Include the line containing "import plotly.graph_objects as go" and all lines before it, repeated exactly from the listing below, without pictures.

— Start Data extract —

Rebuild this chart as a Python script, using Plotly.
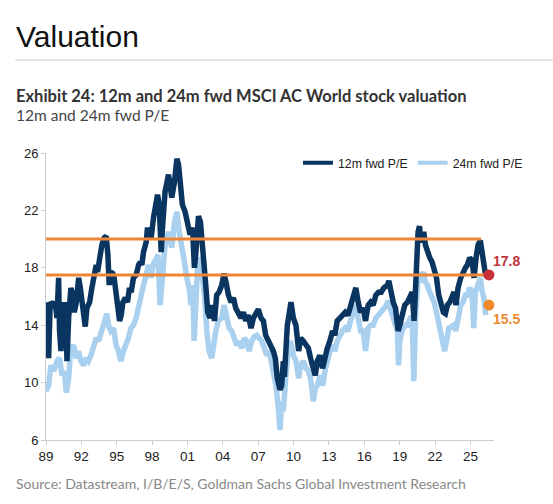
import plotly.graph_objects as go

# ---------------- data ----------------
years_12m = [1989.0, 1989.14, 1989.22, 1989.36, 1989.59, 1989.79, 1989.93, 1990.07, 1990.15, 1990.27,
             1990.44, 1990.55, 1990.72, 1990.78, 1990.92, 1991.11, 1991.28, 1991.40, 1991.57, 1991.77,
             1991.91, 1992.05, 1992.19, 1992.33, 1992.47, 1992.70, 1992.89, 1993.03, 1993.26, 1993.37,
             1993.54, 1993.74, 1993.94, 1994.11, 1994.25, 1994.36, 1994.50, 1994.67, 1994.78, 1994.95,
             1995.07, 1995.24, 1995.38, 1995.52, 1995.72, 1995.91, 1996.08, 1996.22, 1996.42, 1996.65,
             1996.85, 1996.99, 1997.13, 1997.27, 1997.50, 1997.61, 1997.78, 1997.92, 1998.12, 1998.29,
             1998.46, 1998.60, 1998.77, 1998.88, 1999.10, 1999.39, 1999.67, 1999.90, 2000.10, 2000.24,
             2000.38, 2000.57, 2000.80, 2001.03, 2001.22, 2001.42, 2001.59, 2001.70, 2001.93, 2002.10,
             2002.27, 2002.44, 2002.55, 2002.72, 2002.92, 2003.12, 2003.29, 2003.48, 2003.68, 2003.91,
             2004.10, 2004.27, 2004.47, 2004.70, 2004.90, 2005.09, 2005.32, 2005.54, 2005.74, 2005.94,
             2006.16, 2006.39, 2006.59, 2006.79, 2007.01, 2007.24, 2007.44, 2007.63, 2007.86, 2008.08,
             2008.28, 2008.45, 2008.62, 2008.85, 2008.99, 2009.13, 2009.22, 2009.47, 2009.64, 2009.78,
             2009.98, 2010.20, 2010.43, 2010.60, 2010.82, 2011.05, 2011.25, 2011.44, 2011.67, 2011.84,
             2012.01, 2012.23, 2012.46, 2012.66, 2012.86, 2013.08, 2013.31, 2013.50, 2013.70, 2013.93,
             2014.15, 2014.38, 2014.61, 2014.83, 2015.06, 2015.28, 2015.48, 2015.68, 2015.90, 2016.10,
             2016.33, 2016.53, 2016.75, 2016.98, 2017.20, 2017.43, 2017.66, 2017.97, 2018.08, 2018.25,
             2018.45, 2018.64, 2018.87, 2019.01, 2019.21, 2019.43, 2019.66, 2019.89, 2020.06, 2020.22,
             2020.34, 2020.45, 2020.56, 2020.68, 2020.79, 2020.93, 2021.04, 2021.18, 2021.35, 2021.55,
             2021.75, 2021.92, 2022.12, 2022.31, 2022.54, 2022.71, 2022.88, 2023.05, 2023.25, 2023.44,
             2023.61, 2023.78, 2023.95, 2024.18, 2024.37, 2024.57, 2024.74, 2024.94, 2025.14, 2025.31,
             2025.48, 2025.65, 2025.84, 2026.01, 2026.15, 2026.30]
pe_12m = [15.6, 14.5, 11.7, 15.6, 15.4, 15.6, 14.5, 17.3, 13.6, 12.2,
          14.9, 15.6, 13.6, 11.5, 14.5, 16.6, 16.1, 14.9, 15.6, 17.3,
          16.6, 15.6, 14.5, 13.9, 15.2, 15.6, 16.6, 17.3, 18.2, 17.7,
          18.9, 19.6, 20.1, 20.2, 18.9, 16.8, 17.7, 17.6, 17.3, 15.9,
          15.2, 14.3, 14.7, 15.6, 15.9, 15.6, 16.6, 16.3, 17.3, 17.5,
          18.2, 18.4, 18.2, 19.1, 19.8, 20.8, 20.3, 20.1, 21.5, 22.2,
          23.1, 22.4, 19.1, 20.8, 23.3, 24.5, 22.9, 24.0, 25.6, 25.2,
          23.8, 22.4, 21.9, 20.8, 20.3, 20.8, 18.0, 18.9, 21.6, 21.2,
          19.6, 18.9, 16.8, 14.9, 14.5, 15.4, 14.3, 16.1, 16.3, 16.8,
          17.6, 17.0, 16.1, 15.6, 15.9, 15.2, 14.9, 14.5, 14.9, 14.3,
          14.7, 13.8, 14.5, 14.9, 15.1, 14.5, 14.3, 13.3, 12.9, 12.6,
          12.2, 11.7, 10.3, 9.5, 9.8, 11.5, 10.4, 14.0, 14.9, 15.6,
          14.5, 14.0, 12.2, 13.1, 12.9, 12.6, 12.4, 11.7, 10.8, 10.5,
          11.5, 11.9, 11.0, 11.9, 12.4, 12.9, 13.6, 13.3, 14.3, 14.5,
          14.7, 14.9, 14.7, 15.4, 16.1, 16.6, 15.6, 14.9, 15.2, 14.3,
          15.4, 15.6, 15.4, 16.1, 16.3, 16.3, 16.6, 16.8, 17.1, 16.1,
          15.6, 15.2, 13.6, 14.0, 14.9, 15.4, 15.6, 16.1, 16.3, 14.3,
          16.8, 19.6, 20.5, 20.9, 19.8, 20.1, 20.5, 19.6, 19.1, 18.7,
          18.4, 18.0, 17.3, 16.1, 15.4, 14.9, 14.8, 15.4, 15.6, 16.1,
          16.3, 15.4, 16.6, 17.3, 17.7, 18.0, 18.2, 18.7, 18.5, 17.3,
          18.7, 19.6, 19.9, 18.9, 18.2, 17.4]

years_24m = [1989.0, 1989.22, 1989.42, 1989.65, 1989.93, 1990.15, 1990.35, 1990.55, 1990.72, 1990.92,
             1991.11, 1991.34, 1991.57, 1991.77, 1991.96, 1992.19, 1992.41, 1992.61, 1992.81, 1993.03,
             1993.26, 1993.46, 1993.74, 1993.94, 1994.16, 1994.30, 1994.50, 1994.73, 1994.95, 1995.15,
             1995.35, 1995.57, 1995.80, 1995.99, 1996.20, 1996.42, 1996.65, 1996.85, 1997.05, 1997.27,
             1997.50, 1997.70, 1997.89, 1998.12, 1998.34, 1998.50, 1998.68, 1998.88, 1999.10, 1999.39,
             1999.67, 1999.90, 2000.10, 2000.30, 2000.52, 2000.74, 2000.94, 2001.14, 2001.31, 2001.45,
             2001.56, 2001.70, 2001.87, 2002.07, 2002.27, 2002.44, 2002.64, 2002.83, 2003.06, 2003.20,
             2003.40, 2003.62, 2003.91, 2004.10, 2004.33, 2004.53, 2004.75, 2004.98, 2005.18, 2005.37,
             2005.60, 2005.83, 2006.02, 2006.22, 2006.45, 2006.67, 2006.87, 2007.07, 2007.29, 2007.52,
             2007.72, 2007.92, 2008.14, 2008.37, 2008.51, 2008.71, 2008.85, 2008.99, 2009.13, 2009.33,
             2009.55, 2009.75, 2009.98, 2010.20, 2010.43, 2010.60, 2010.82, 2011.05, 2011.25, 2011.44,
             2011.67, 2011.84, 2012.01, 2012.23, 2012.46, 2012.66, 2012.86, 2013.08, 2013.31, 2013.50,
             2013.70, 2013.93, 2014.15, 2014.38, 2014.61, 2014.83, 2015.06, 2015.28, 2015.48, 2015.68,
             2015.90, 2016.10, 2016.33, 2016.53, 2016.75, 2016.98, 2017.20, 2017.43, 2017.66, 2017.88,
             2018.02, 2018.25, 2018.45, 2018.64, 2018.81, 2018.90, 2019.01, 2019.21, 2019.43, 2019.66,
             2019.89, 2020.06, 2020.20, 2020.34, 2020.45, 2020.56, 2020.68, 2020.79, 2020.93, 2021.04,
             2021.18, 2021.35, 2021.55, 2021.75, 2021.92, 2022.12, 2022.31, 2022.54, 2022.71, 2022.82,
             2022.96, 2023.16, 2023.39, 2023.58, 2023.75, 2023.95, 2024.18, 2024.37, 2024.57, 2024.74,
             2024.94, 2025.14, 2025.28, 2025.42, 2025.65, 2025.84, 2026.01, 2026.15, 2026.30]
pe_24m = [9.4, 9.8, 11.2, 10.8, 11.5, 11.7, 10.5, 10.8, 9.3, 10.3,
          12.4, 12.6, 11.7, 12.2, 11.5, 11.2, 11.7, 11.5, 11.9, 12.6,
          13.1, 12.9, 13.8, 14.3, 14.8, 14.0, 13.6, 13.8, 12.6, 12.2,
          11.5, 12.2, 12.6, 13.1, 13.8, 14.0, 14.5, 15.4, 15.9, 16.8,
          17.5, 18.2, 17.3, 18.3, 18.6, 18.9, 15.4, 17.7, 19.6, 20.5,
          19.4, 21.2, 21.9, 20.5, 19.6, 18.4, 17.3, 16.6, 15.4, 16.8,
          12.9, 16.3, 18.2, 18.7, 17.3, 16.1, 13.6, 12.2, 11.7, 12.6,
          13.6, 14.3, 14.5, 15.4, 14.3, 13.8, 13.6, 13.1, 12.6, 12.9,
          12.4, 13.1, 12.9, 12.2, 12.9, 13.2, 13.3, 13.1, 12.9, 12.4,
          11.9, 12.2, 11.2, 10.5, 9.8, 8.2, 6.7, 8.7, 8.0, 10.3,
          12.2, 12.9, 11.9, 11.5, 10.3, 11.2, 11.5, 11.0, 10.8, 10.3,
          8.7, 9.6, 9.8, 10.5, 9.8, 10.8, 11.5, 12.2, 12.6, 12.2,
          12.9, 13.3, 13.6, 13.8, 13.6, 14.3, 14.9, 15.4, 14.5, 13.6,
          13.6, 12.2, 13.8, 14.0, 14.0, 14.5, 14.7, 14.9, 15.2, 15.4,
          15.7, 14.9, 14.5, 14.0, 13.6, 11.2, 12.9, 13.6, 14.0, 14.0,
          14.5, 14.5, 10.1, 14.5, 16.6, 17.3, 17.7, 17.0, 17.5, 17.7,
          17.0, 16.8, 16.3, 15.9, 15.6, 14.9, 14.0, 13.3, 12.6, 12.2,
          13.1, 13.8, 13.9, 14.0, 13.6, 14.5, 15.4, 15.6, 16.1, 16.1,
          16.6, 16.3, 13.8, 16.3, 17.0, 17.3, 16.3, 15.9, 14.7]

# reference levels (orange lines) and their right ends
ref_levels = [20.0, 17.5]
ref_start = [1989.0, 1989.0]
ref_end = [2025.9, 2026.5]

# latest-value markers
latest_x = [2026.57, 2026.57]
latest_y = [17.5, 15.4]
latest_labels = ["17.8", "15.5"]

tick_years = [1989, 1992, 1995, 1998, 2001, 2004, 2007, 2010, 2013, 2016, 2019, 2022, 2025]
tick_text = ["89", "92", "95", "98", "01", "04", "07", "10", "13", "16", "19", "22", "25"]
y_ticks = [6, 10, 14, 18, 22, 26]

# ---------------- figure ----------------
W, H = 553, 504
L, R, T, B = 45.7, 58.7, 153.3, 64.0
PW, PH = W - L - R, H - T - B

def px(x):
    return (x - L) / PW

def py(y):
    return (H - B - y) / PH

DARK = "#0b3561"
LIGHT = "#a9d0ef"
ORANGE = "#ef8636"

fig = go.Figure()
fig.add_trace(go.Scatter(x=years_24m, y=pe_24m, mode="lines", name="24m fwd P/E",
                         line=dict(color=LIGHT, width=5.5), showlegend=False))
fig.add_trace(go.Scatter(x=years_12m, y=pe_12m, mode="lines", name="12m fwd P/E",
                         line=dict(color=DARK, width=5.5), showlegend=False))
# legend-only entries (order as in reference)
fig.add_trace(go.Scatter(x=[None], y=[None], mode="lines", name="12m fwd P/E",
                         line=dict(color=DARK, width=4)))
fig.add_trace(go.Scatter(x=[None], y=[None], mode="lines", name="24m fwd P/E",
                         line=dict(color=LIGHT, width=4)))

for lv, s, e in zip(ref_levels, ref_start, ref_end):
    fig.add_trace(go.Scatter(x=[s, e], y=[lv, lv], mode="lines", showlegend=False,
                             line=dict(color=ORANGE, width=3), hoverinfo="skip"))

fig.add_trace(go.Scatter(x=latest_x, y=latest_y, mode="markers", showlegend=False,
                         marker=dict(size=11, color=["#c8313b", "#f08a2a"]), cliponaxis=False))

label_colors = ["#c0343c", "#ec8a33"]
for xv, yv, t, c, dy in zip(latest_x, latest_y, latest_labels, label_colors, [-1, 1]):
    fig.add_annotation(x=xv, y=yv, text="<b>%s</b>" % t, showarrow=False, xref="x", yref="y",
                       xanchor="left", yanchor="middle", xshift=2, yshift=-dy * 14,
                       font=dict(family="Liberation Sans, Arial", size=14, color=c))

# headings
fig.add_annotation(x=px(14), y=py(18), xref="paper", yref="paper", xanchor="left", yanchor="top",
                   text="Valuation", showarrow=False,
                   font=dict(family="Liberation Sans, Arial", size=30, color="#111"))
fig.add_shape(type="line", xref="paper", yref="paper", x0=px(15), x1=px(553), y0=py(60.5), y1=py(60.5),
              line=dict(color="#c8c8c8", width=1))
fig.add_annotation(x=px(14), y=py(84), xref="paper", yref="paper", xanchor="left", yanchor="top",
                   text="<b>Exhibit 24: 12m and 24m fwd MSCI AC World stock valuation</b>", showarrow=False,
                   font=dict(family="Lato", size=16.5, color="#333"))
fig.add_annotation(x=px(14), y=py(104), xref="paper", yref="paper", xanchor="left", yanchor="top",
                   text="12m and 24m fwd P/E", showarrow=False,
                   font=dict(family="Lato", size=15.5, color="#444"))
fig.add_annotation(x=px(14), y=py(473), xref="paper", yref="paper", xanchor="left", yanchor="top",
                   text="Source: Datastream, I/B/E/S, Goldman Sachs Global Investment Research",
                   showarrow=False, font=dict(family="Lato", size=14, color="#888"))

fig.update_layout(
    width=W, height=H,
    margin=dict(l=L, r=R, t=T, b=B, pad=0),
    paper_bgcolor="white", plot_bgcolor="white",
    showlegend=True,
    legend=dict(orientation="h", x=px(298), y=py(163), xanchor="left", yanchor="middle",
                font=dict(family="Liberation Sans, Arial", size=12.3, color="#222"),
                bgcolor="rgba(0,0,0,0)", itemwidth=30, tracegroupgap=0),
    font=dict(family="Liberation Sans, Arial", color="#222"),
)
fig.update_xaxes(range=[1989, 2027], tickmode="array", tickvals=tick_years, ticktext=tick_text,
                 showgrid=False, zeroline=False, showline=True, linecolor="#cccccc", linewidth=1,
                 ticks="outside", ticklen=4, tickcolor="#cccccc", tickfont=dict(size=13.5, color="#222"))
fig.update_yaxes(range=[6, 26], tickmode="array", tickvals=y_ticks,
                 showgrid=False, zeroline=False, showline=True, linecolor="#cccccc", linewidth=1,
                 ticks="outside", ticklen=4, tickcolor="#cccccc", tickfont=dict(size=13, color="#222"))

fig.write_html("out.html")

— End Data extract —

Answer for this exercise ▸
Rebuild this chart as a Python script, using Plotly.
import plotly.graph_objects as go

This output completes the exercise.